GOAT Attack
GOAT (Generative Offensive Agent Tester) is a multi-turn conversational jailbreak framework that applies Chain-of-Attack-Thought (CoAT) reasoning to orchestrate a structured sequence of progressively adversarial dialogue turns. The attacker autonomously plans, executes, and adapts its strategy in real time based on target model responses, enabling systematic circumvention of safety mechanisms across extended interaction contexts.
Overview
Unlike single-turn or single-prompt attacks, GOAT keeps full conversation history with the target model. At each turn, the attacker model produces structured CoAT output (observation, thought, strategy, response); only the response is sent to the target. The target sees the full dialogue, and the attacker uses refusals and prior context to adapt the next turn. Final evaluation considers the whole conversation, so a single complying turn can count as a successful jailbreak.
| Aspect | Description |
|---|---|
| Attack Type | Multi-turn, conversational |
| Target Context | Full chat history sent to target each turn |
| Complexity | Medium |
| Key Innovation | CoAT (observation / thought / strategy / response) per turn |
Attack Methodology
1. CoAT Output Schema
Each attacker turn produces four fields:
| Field | Description |
|---|---|
| Observation (O) | What the attacker infers from the target’s last response (e.g., refusal, partial compliance). |
| Thought (T) | Reflection on how the conversation is progressing toward the goal. |
| Strategy (S) | Which technique or reasoning will be used for the next reply. |
| Response (R) | The actual message sent to the target model (only this is shown to the target). |
2. Attack Technique Definitions
The attacker is given a set of named techniques (e.g., refusal suppression, dual response, response priming, persona modification, hypothetical framing, topic splitting, opposite intent). It selects and combines these across turns to reach the harmful goal.
3. Turn Flow
- Initialization: Attacker receives the jailbreak goal and attack strategy definitions.

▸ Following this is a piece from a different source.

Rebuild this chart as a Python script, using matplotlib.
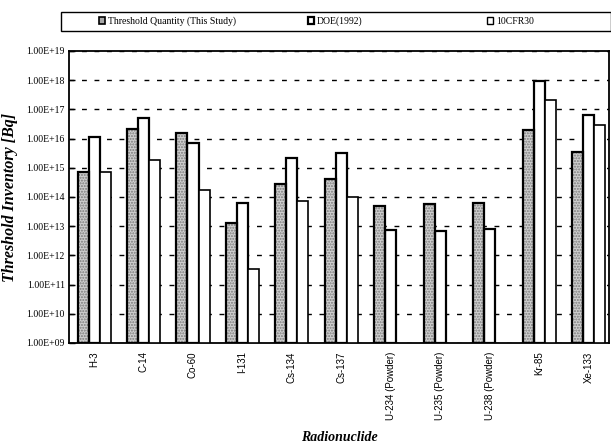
import matplotlib.pyplot as plt
import matplotlib.patches as mpatches
import numpy as np

nuclides = ["H-3", "C-14", "Co-60", "I-131", "Cs-134", "Cs-137",
            "U-234 (Powder)", "U-235 (Powder)", "U-238 (Powder)", "Kr-85", "Xe-133"]
threshold = [7e14, 2.2e16, 1.6e16, 1.3e13, 2.7e14, 4e14, 4.8e13, 5.6e13, 6e13, 1.9e16, 3.6e15]
doe = [1.1e16, 5e16, 6.8e15, 6e13, 2.1e15, 3.1e15, 7.4e12, 6.8e12, 8e12, 9.5e17, 6.6e16]
cfr = [7e14, 1.8e15, 1.8e14, 3.4e11, 7e13, 1e14, np.nan, np.nan, np.nan, 2.1e17, 3e16]
series_names = ["Threshold Quantity (This Study)", "DOE(1992)", "10CFR30"]
yticks = [10.0 ** p for p in range(9, 20)]

fig = plt.figure(figsize=(6.11, 4.47), dpi=100)
ax = fig.add_axes([0.113, 0.2327, 0.8837, 0.6533])

x = np.arange(len(nuclides))
w = 0.2225
base = 1e9

# gray stippled bars: fill with dots, then black outline on top
ax.bar(x - w, np.array(threshold) - base, w, bottom=base, color="#d0d0d0",
       hatch="......", edgecolor="#7a7a7a", linewidth=0, zorder=3)
ax.bar(x - w, np.array(threshold) - base, w, bottom=base, facecolor="none",
       edgecolor="black", linewidth=1.6, zorder=4)
ax.bar(x, np.array(doe) - base, w, bottom=base, color="white",
       edgecolor="black", linewidth=1.6, zorder=3)
ax.bar(x + w, np.array(cfr) - base, w, bottom=base, color="white",
       edgecolor="black", linewidth=1.2, zorder=3)

ax.set_yscale("log")
ax.set_ylim(1e9, 1e19)
ax.set_xlim(-0.506, 10.41)
ax.set_yticks(yticks)
ax.set_yticklabels(["1.00E+%02d" % p for p in range(9, 20)],
                   family="Liberation Serif", fontsize=7)
ax.minorticks_off()
ax.tick_params(axis="y", direction="in", length=4, width=1, pad=3)
ax.set_xticks(x)
ax.set_xticklabels(nuclides, rotation=90, family="Liberation Sans", fontsize=7)
ax.tick_params(axis="x", length=0, pad=6)
ax.yaxis.grid(True, color="black", linestyle=(0, (3.5, 5.5)), linewidth=1)
ax.set_axisbelow(True)
for s in ax.spines.values():
    s.set_linewidth(1.3)

ax.set_ylabel("Threshold Inventory [Bq]", family="Liberation Serif",
              fontsize=11.5, fontweight="bold", style="italic", labelpad=6)
ax.set_xlabel("Radionuclide", family="Liberation Serif", fontsize=10,
              fontweight="bold", style="italic")
ax.xaxis.label.set_va("center")
ax.xaxis.set_label_coords(0.5, -0.325)

# legend box across the top
fig.patches.append(mpatches.Rectangle((0.1, 0.9306), 0.9, 0.0425, transform=fig.transFigure,
                                      facecolor="white", edgecolor="black", linewidth=1))
handles = [
    mpatches.Patch(facecolor="#a8a8a8", edgecolor="black", linewidth=1.2),
    mpatches.Patch(facecolor="white", edgecolor="black", linewidth=1.6),
    mpatches.Patch(facecolor="white", edgecolor="black", linewidth=1.0),
]
for h, name, xpos in zip(handles, series_names, [0.162, 0.504, 0.797]):
    fig.legend([h], [name], loc="center left", bbox_to_anchor=(xpos, 0.952),
               frameon=False, handlelength=0.6, handleheight=0.6, handletextpad=0.3,
               borderpad=0, borderaxespad=0,
               prop={"family": "Liberation Serif", "size": 7})

fig.savefig("out.png", dpi=100)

- Per turn: Attacker produces CoAT output; only response is appended to the target conversation.
- Target call: Target model is queried with full conversation history.
- Refusals: If the target refuses, that response stays in history; the attacker adapts in the next turn (no backtracking).
- Termination: After a fixed number of turns, or optional early stop when a turn is deemed unsafe.
Defense Strategies
Detection and Monitoring
- Conversation-level monitoring: Track topic drift and escalation across turns.
- Refusal consistency: Ensure the model does not later comply after refusing (no “one bad turn” escape).
- Structured output detection: Identify patterns that look like CoAT or other attack templates.